Perhaps most damning of all was the general lack of transparency about the whole process. Last year, amid widespread unrest, hundreds of amateur videos (often caught on phone cameras) were shared on social media, capturing gross lack of restraint and overt abuse by police. Ring may not be responsible for police activity, but if its only defense against abuse (aside from the self-evidently insufficient request limitations) was an obscure review process moderated by employees with only six weeks of training, then customers and concerned citizens had no way of knowing whether police were exploiting the system.
So Ring solved the problem, right?
To my mind, Ring's latest procedures mostly pass the buck to police: Criminal investigators can make the same exact requests, providing the same exact information. Now those requests are public.
If police abuse the system by submitting overly broad requests to take advantage of overly willing community members, Ring won't be seen as the primary party at fault -- though, as a Ring representative told me, Ring still premoderates every post according to the same standards as before.
Tellingly, Ring's own blog post on the new measures said, "[Now] anyone interested in knowing more about how their police agency is using Request for Assistance posts can simply visit the agency's profile and see the post history."
This measure may protect Ring's interests, but it's also a genuinely good thing for transparency. No longer will getting information on police video requests require in-depth investigations or Freedom of Information Act requests. If a department is abusing the system, people will be able to see that abuse in real time and even comment on it.
I spoke with EFF policy analyst Matthew Guariglia after Ring announced its policy change, and he agreed that the measure is an important first step.
"Ring has steadily been becoming one of the largest surveillance apparatuses in the nation," said Guariglia. "So to have this reform where police have less-aided access to that footage is, I think, a pretty big victory for activists… [But] the work is not over because the police partnerships still exist."

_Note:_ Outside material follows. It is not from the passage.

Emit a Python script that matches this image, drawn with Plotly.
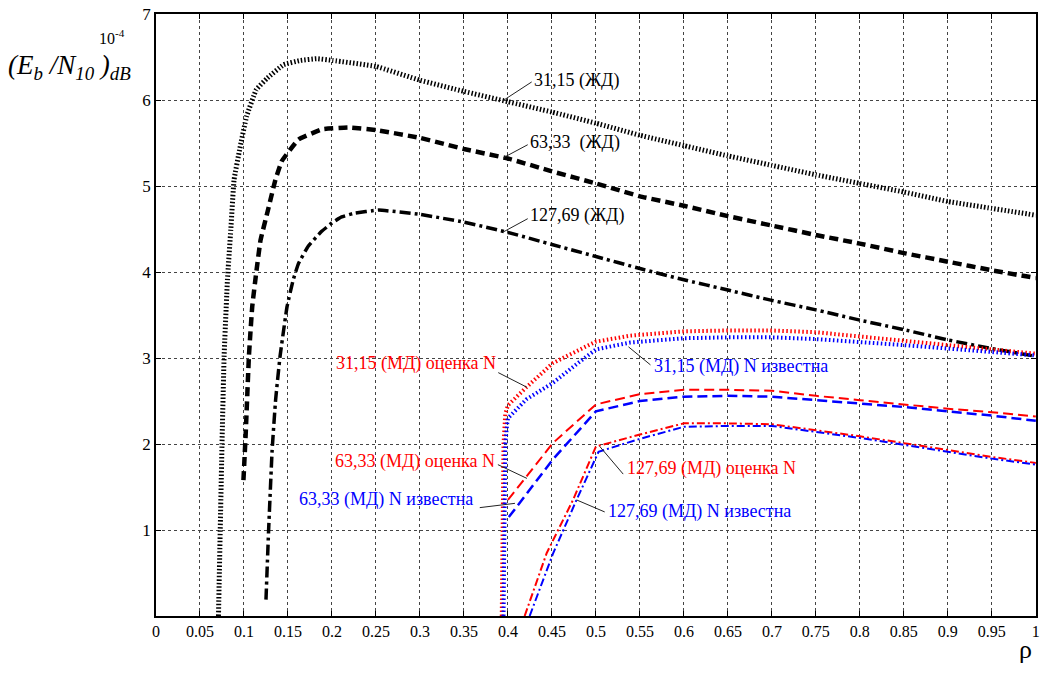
import plotly.graph_objects as go

# ---------------- data ----------------
# ЖД curves (black)
x_zd31 = [0.071, 0.073, 0.075, 0.0774, 0.0812, 0.085, 0.0887, 0.095, 0.103, 0.114, 0.126, 0.145, 0.164,
          0.183, 0.201, 0.25, 0.30, 0.35, 0.40, 0.45, 0.50, 0.55, 0.60, 0.65, 0.70, 0.75, 0.80,
          0.85, 0.90, 0.95, 1.00]
y_zd31 = [0.0, 1.0, 2.0, 3.02, 3.91, 4.49, 5.07, 5.42, 5.81, 6.12, 6.25, 6.41, 6.46,
          6.48, 6.46, 6.39, 6.23, 6.10, 5.98, 5.86, 5.73, 5.59, 5.47, 5.35, 5.24, 5.13, 5.03,
          4.93, 4.82, 4.74, 4.66]

x_zd63 = [0.0994, 0.102, 0.1056, 0.1094, 0.1139, 0.1188, 0.1263, 0.1357, 0.143, 0.162, 0.189, 0.219,
          0.25, 0.30, 0.35, 0.40, 0.45, 0.50, 0.55, 0.60, 0.65, 0.70, 0.75, 0.80, 0.85, 0.90, 0.95, 1.00]
y_zd63 = [1.58, 2.13, 3.02, 3.60, 3.99, 4.37, 4.68, 5.07, 5.29, 5.54, 5.66, 5.68,
          5.65, 5.56, 5.43, 5.32, 5.17, 5.03, 4.88, 4.77, 4.65, 4.54, 4.43, 4.33, 4.22, 4.12, 4.02, 3.93]

x_zd127 = [0.125, 0.128, 0.132, 0.136, 0.141, 0.149, 0.156, 0.162, 0.173, 0.188, 0.20, 0.211, 0.224,
           0.253, 0.30, 0.35, 0.40, 0.45, 0.50, 0.55, 0.60, 0.65, 0.70, 0.75, 0.80, 0.85, 0.90, 0.95, 1.00]
y_zd127 = [0.19, 1.0, 1.93, 2.52, 3.02, 3.60, 3.91, 4.10, 4.30, 4.47, 4.57, 4.64, 4.68,
           4.72, 4.67, 4.58, 4.46, 4.32, 4.18, 4.04, 3.91, 3.79, 3.67, 3.56, 3.44, 3.33, 3.21, 3.11, 3.02]

# МД curves, N estimated (red)
x_md31_est = [0.393, 0.394, 0.395, 0.397, 0.40, 0.421, 0.451, 0.482, 0.50, 0.539, 0.60, 0.65, 0.70,
              0.75, 0.80, 0.85, 0.90, 0.95, 1.00]
y_md31_est = [0.0, 1.0, 2.0, 2.35, 2.45, 2.66, 2.94, 3.10, 3.19, 3.26, 3.31, 3.32, 3.32,
              3.30, 3.25, 3.20, 3.15, 3.10, 3.05]

x_md63_est = [0.40, 0.421, 0.451, 0.50, 0.55, 0.60, 0.65, 0.70, 0.75, 0.80, 0.85, 0.90, 0.95, 1.00]
y_md63_est = [1.35, 1.62, 2.01, 2.46, 2.58, 2.63, 2.63, 2.62, 2.56, 2.51, 2.46, 2.41, 2.37, 2.32]

x_md127_est = [0.419, 0.444, 0.474, 0.50, 0.55, 0.60, 0.65, 0.70, 0.75, 0.80, 0.85, 0.90, 0.95, 1.00]
y_md127_est = [0.0, 0.73, 1.35, 1.97, 2.11, 2.24, 2.24, 2.23, 2.16, 2.09, 2.01, 1.93, 1.85, 1.78]

# МД curves, N known (blue)
x_md31_kn = [0.395, 0.396, 0.397, 0.399, 0.40, 0.421, 0.451, 0.482, 0.50, 0.539, 0.60, 0.65, 0.70,
             0.75, 0.80, 0.85, 0.90, 0.95, 1.00]
y_md31_kn = [0.0, 1.0, 2.0, 2.22, 2.30, 2.52, 2.71, 2.96, 3.10, 3.18, 3.23, 3.24, 3.24,
             3.22, 3.19, 3.15, 3.11, 3.07, 3.03]

x_md63_kn = [0.401, 0.451, 0.50, 0.55, 0.60, 0.65, 0.70, 0.75, 0.80, 0.85, 0.90, 0.95, 1.00]
y_md63_kn = [1.15, 1.82, 2.38, 2.50, 2.55, 2.56, 2.55, 2.51, 2.47, 2.43, 2.38, 2.33, 2.27]

x_md127_kn = [0.4247, 0.451, 0.478, 0.503, 0.55, 0.60, 0.65, 0.70, 0.75, 0.80, 0.85, 0.90, 0.95, 1.00]
y_md127_kn = [0.0, 0.72, 1.35, 1.91, 2.06, 2.20, 2.21, 2.21, 2.14, 2.07, 1.99, 1.91, 1.83, 1.76]

x_ticks = [0, 0.05, 0.1, 0.15, 0.2, 0.25, 0.3, 0.35, 0.4, 0.45, 0.5,
           0.55, 0.6, 0.65, 0.7, 0.75, 0.8, 0.85, 0.9, 0.95, 1]
x_ticktext = ["0", "0.05", "0.1", "0.15", "0.2", "0.25", "0.3", "0.35", "0.4", "0.45", "0.5",
              "0.55", "0.6", "0.65", "0.7", "0.75", "0.8", "0.85", "0.9", "0.95", "1"]
y_ticks = [1, 2, 3, 4, 5, 6, 7]

# labels: text, colour, text position, anchor, leader line start/end
lbl_text = ["31,15 (ЖД)", "63,33  (ЖД)", "127,69 (ЖД)",
            "31,15 (МД) оценка N", "63,33 (МД) оценка N", "63,33 (МД) N известна",
            "31,15 (МД) N известна", "127,69 (МД) оценка N", "127,69 (МД) N известна"]
lbl_color = ["black", "black", "black", "red", "red", "blue", "blue", "red", "blue"]
lbl_x = [0.427, 0.4225, 0.4225, 0.3886, 0.3875, 0.3625, 0.5633, 0.533, 0.5114]
lbl_y = [6.23, 5.51, 4.66, 2.94, 1.80, 1.35, 2.90, 1.72, 1.21]
lbl_anchor = ["left", "left", "left", "right", "right", "right", "left", "left", "left"]
lead_x0 = [0.3955, 0.395, 0.3955, 0.389, 0.3886, 0.368, 0.537, 0.5045, 0.478]
lead_y0 = [6.0, 5.33, 4.47, 2.83, 1.76, 1.26, 3.13, 1.97, 1.35]
lead_x1 = [0.427, 0.4225, 0.4225, 0.4216, 0.4216, 0.408, 0.562, 0.531, 0.510]
lead_y1 = [6.21, 5.48, 4.62, 2.66, 1.60, 1.31, 2.92, 1.65, 1.21]

# ---------------- figure ----------------
fig = go.Figure()

def add(x, y, color, width, dash, shape="linear"):
    line = dict(color=color, width=width, dash=dash, shape=shape)
    if shape == "spline":
        line["smoothing"] = 0.3
    fig.add_trace(go.Scatter(x=x, y=y, mode="lines", showlegend=False, line=line))

add(x_zd31, y_zd31, "black", 5, "1.5px,2px", "spline")
add(x_zd63, y_zd63, "black", 4.5, "9px,5px", "spline")
add(x_zd127, y_zd127, "black", 3.5, "11px,4px,3px,4px", "spline")

add(x_md31_est, y_md31_est, "red", 4, "1.5px,2.5px")
add(x_md31_kn, y_md31_kn, "blue", 4, "1.5px,2.5px")
add(x_md63_est, y_md63_est, "red", 2, "10px,5px")
add(x_md63_kn, y_md63_kn, "blue", 2.5, "10px,5px")
add(x_md127_est, y_md127_est, "red", 2, "8px,3px,2px,3px")
add(x_md127_kn, y_md127_kn, "blue", 2, "8px,3px,2px,3px")

serif = "Liberation Serif"

for i in range(len(lbl_text)):
    fig.add_shape(type="line", xref="x", yref="y",
                  x0=lead_x0[i], y0=lead_y0[i], x1=lead_x1[i], y1=lead_y1[i],
                  line=dict(color="#222222", width=1))
    fig.add_annotation(x=lbl_x[i], y=lbl_y[i], xref="x", yref="y", text=lbl_text[i],
                       showarrow=False, xanchor=lbl_anchor[i], yanchor="middle",
                       font=dict(family=serif, size=18, color=lbl_color[i]))

# axis label (top-left)
fig.add_annotation(xref="paper", yref="paper", x=-0.170, y=0.912, xanchor="left", yanchor="middle",
                   text="<i>(E<sub>b</sub> /N<sub>10</sub> )<sub>dB</sub></i>", showarrow=False,
                   font=dict(family=serif, size=27, color="black"))
fig.add_annotation(xref="paper", yref="paper", x=-0.067, y=0.962, xanchor="left", yanchor="middle",
                   text="10<sup>-4</sup>", showarrow=False,
                   font=dict(family=serif, size=16, color="black"))
fig.add_annotation(xref="paper", yref="paper", x=0.988, y=-0.056, xanchor="center", yanchor="middle",
                   text="ρ", showarrow=False,
                   font=dict(family=serif, size=26, color="black"))

fig.update_xaxes(range=[0, 1.0002], tickvals=x_ticks, ticktext=x_ticktext, automargin=False,
                 ticklabeloverflow="allow",
                 showgrid=True, gridcolor="#444444", gridwidth=1, griddash="dot",
                 showline=True, linecolor="black", linewidth=1.5, mirror="ticks",
                 ticks="inside", ticklen=5, tickcolor="black", zeroline=False,
                 tickfont=dict(family=serif, size=16, color="black"))
fig.update_yaxes(range=[0, 7], tickvals=y_ticks, automargin=False,
                 ticklabeloverflow="allow",
                 showgrid=True, gridcolor="#444444", gridwidth=1, griddash="dot",
                 showline=True, linecolor="black", linewidth=1.5, mirror="ticks",
                 ticks="inside", ticklen=5, tickcolor="black", zeroline=False,
                 tickfont=dict(family=serif, size=17, color="black"))

fig.update_layout(width=1041, height=681, margin=dict(l=156, r=5, t=14, b=65),
                  plot_bgcolor="white", paper_bgcolor="white")

# remove the default 8px page margin so the figure sits at the window's top-left corner
fig.write_html("out.html", config={"displayModeBar": False},
               post_script="document.body.style.margin='0';")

ACLU Senior Policy Counsel Chad Marlow was less complimentary of the policy change, calling it "trivial" in an email to me after our interview.

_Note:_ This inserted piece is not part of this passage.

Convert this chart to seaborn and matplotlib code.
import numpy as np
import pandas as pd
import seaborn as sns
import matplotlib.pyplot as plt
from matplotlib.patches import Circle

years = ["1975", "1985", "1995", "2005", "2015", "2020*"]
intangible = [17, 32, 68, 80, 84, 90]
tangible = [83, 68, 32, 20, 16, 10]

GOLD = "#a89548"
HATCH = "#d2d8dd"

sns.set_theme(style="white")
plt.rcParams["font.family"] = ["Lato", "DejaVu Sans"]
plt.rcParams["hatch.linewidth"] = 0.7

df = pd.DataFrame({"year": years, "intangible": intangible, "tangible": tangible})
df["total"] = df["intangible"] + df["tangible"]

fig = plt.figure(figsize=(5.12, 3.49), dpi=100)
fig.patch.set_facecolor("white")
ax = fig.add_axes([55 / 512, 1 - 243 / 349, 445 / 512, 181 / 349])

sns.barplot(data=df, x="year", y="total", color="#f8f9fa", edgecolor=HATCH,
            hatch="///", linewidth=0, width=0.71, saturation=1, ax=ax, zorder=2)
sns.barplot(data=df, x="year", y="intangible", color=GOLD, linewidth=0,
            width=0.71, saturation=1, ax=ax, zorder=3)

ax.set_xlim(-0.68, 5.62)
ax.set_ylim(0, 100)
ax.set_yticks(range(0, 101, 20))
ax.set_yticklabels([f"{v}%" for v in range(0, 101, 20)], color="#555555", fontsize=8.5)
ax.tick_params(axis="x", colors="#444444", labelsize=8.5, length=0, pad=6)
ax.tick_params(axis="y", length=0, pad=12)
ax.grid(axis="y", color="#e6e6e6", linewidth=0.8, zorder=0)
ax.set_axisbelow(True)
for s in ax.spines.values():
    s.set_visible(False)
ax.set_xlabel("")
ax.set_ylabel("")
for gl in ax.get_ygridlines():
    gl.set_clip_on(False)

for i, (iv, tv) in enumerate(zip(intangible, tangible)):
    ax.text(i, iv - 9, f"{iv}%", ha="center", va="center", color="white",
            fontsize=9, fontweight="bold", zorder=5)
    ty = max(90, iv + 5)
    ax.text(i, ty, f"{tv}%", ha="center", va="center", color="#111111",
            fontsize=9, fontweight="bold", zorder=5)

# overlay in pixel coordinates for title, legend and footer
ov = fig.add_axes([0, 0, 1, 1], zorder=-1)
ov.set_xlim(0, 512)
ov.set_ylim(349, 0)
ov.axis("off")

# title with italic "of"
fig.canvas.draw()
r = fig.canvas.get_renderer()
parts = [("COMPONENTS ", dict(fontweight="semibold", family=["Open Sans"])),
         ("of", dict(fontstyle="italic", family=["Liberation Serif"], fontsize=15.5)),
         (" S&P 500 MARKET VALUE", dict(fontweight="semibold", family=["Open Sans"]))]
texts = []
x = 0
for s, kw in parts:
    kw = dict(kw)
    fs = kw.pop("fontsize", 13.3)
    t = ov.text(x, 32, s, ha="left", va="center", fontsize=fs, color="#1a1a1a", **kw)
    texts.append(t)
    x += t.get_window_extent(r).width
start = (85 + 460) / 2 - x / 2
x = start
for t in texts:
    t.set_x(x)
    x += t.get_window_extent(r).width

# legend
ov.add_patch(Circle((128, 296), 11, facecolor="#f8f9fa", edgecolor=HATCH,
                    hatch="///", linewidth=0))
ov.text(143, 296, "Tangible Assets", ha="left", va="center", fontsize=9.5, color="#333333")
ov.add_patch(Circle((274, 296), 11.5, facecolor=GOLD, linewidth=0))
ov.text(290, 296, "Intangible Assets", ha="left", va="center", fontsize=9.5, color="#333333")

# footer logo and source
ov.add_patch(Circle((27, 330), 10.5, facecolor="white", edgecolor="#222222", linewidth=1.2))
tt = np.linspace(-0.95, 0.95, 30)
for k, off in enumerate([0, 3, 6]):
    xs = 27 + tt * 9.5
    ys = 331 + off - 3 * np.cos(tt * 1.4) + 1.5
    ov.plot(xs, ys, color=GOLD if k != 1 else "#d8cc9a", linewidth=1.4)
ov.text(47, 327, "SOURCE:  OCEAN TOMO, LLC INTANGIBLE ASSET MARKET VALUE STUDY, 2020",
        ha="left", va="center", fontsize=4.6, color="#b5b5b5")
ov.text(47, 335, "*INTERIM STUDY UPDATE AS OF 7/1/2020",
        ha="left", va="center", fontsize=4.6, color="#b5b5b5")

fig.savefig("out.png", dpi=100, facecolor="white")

"I think the decision to stop sending unsolicited emails to members of the public … is a good step," Marlow told me. "The problem is, [Ring is] now replacing it with something else that ... still has the same policing problems as the other method. Which is, you are soliciting the public's assistance in policing efforts, and we know that policing efforts fall differently on different groups in America ... They need to be asking different questions."
The LAPD gave no comment when asked about Ring's policy change. The Los Angeles Police Protective League, the union that represents rank-and-file officers, did not respond to requests for comment.

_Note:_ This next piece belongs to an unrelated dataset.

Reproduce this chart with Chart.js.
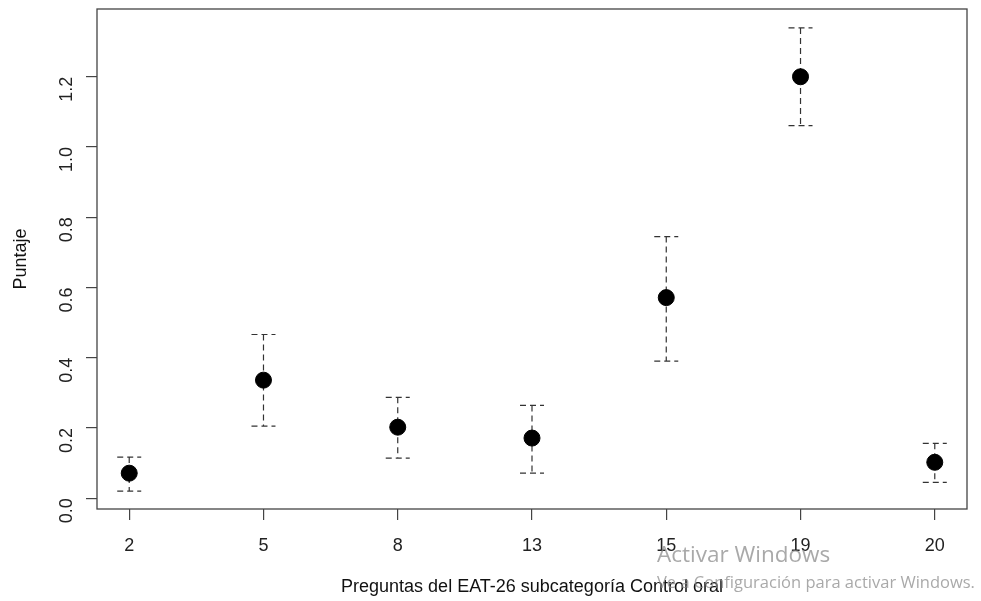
<!DOCTYPE html>
<html>
<head>
<meta charset="utf-8">
<script src="https://cdn.jsdelivr.net/npm/chart.js@4.4.1/dist/chart.umd.min.js"></script>
<style>
  html, body { margin: 0; padding: 0; background: #fff; }
  #wrap { width: 981px; height: 601px; }
</style>
</head>
<body>
<div id="wrap"><canvas id="grafico" width="981" height="601"></canvas></div>
<script>
// Datos
const preguntas = ["2", "5", "8", "13", "15", "19", "20"];
const puntaje = [0.071, 0.336, 0.202, 0.171, 0.571, 1.200, 0.102];
const limiteInf = [0.020, 0.205, 0.114, 0.071, 0.390, 1.061, 0.045];
const limiteSup = [0.117, 0.466, 0.287, 0.264, 0.745, 1.339, 0.156];
const ticksY = [0, 0.2, 0.4, 0.6, 0.8, 1.0, 1.2];

const puntos = puntaje.map((v, i) => ({ x: i + 1, y: v }));

// Caja y barras de error estilo R
const estiloR = {
    id: 'estiloR',
    beforeDatasetsDraw(chart) {
        const ctx = chart.ctx;
        const xs = chart.scales.x, ys = chart.scales.y;
        ctx.save();
        ctx.strokeStyle = '#333';
        ctx.lineWidth = 1.2;
        ctx.setLineDash([6, 4]);
        puntos.forEach((p, i) => {
            const px = xs.getPixelForValue(p.x);
            const yl = ys.getPixelForValue(limiteInf[i]);
            const yu = ys.getPixelForValue(limiteSup[i]);
            ctx.beginPath();
            ctx.moveTo(px, yu); ctx.lineTo(px, yl);
            ctx.moveTo(px - 12, yu); ctx.lineTo(px + 12, yu);
            ctx.moveTo(px - 12, yl); ctx.lineTo(px + 12, yl);
            ctx.stroke();
        });
        ctx.restore();
    },
    afterDatasetsDraw(chart) {
        const ctx = chart.ctx;
        const area = chart.chartArea;
        ctx.save();
        ctx.strokeStyle = '#444';
        ctx.lineWidth = 1.3;
        ctx.strokeRect(area.left, area.top, area.right - area.left, area.bottom - area.top);
        ctx.restore();
    },
    afterDraw(chart) {
        // marca de agua
        const ctx = chart.ctx;
        ctx.save();
        ctx.fillStyle = 'rgba(140,140,140,0.75)';
        ctx.textBaseline = 'alphabetic';
        ctx.font = '22.5px "Open Sans"';
        ctx.fillText('Activar Windows', 657, 562);
        ctx.font = '16.5px "Open Sans"';
        ctx.fillText('Ve a Configuración para activar Windows.', 657, 588);
        ctx.restore();
    }
};

const ctx = document.getElementById('grafico').getContext('2d');
new Chart(ctx, {
    type: 'scatter',
    data: {
        datasets: [{
            data: puntos,
            backgroundColor: '#000',
            borderColor: '#000',
            pointRadius: 8,
            pointHoverRadius: 8
        }]
    },
    options: {
        responsive: false,
        animation: false,
        events: [],
        layout: { padding: { top: 8, right: 14, left: 0, bottom: 0 } },
        plugins: { legend: { display: false }, tooltip: { enabled: false } },
        scales: {
            x: {
                type: 'linear',
                min: 0.76,
                max: 7.24,
                afterBuildTicks: s => { s.ticks = preguntas.map((_, i) => ({ value: i + 1 })); },
                afterFit: s => { s.height = 92; s.paddingLeft = 0; s.paddingRight = 0; },
                grid: { drawOnChartArea: false, color: '#444', tickLength: 11, lineWidth: 1.2 },
                border: { display: false },
                ticks: {
                    color: '#222',
                    font: { family: 'Liberation Sans', size: 18 },
                    padding: 15,
                    maxRotation: 0,
                    callback: (v) => preguntas[Math.round(v) - 1]
                },
                title: {
                    display: true,
                    text: 'Preguntas del EAT-26 subcategoría Control oral',
                    color: '#111',
                    font: { family: 'Liberation Sans', size: 18 },
                    padding: { top: 0, bottom: 3 }
                }
            },
            y: {
                min: -0.031,
                max: 1.393,
                afterBuildTicks: s => { s.ticks = ticksY.map(v => ({ value: v })); },
                afterFit: s => { s.width = 97; s.paddingTop = 0; s.paddingBottom = 0; },
                grid: { drawOnChartArea: false, color: '#444', tickLength: 11, lineWidth: 1.2 },
                border: { display: false },
                ticks: {
                    color: '#222',
                    font: { family: 'Liberation Sans', size: 18 },
                    padding: 19,
                    minRotation: 90,
                    maxRotation: 90,
                    callback: v => v.toFixed(1)
                },
                title: {
                    display: true,
                    text: 'Puntaje',
                    color: '#111',
                    font: { family: 'Liberation Sans', size: 18 },
                    padding: { top: 10, bottom: 0 }
                }
            }
        }
    },
    plugins: [estiloR]
});
</script>
</body>
</html>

Asking the right questions
Both Guariglia and Marlow say the fundamental problems with Ring's police partnerships and Neighbors app -- where all this video-sharing happens -- aren't truly solved by the company's new Request for Assistance posts.
First off, as Marlow pointed out, the new posting system doesn't do anything to stop police abuse; it just makes it easier to track. Without ever leaving their desk, an investigator can post a Request for Assistance and potentially receive multiple camera angles of a public street of their choosing -- just like the LAPD were doing last summer. That ease of access should worry us -- not for the crime it could prevent, but for the abuse it could enable.
"What [this new measure] does not change is that there still exists in the country a massive, centralized surveillance network," said Guariglia. "As long as that footage is somewhere, police can get access to it eventually."
Second, the Neighbors app encourages people to police their own communities, amplifying suspicion and racism. In an investigation of the Neighbors app in 2019, Motherboard found people of color were disproportionately labeled "suspicious," in a sample of 100 posts in New York. Posts on the app often devolved into verbal attacks directed at those caught on camera -- whether they were walking past the door, dropping off packages or committing petty theft.
Ring has made changes to the Neighbors app in the years since the report, for example replacing the "suspicious" label with "unexpected activity." I recently opened the Neighbors app and found the title of the top local post to be "Suspicious activity," with the smaller "unexpected activity" label above it -- so the language of suspicion appears to be intact despite the change.
Marlow is skeptical of the efficacy of such changes, even with moderators checking posts. "If you tell someone they're not allowed to say someone is suspicious because they're Black," he said, "then they'll say 'they're looking around funny'."
Ring's problems don't just affect their customers; they can damage whole communities. This is the third big problem with the Neighbors app: A small minority of residents, along with a police force, should not be able to make the decision to transform public spaces into recorded spaces.
Ring's devices are different from the cameras businesses have been using for years, in large part because they're disproportionately recording residential areas. In short, being filmed while shopping for clothes at a store feels less intrusive to many people than being filmed while playing in your front yard with your children.
Some communities are already instituting laws that force police to seek approval before adopting new surveillance technologies. Ring should be cooperating with such efforts of community education and mobilization, not just handing off the responsibility of monitoring police requests to concerned citizens on the Neighbors app.
This brings us to the final big problem: the nature of Ring's ongoing relationships with police.
"The problems with the police partnerships [is] not just the requests," said Guariglia. "It's also the chummy relationship between one of the world's largest corporations and police departments, which include[s] ... free devices [and] discount codes in exchange for police going out and marketing their product."
"We never required law enforcement to do any sort of promotion of our devices as a condition of receiving our devices," said Shahmiri. "It was more so an 'ask' as opposed to a requirement."
Nonbinding though these "asks" were, they represented an inappropriate conflict of interest: Police should not be promoting a private business's products in return for greater and easier access to video footage of public spaces.
Shahmiri said Ring has stopped asking police to promote their products, but the tit-for-tat nature of the relationship is inescapable, even if it has become more implicit.
In short, no single feature will fix Ring's police problem, because it's not one discrete problem -- it's a cocktail that degrades community privacy and enables police overreach. Ring's latest measures improved transparency of its partnerships with police forces, and we should applaud the company for that first step. But then we should start asking for the second step, and the third.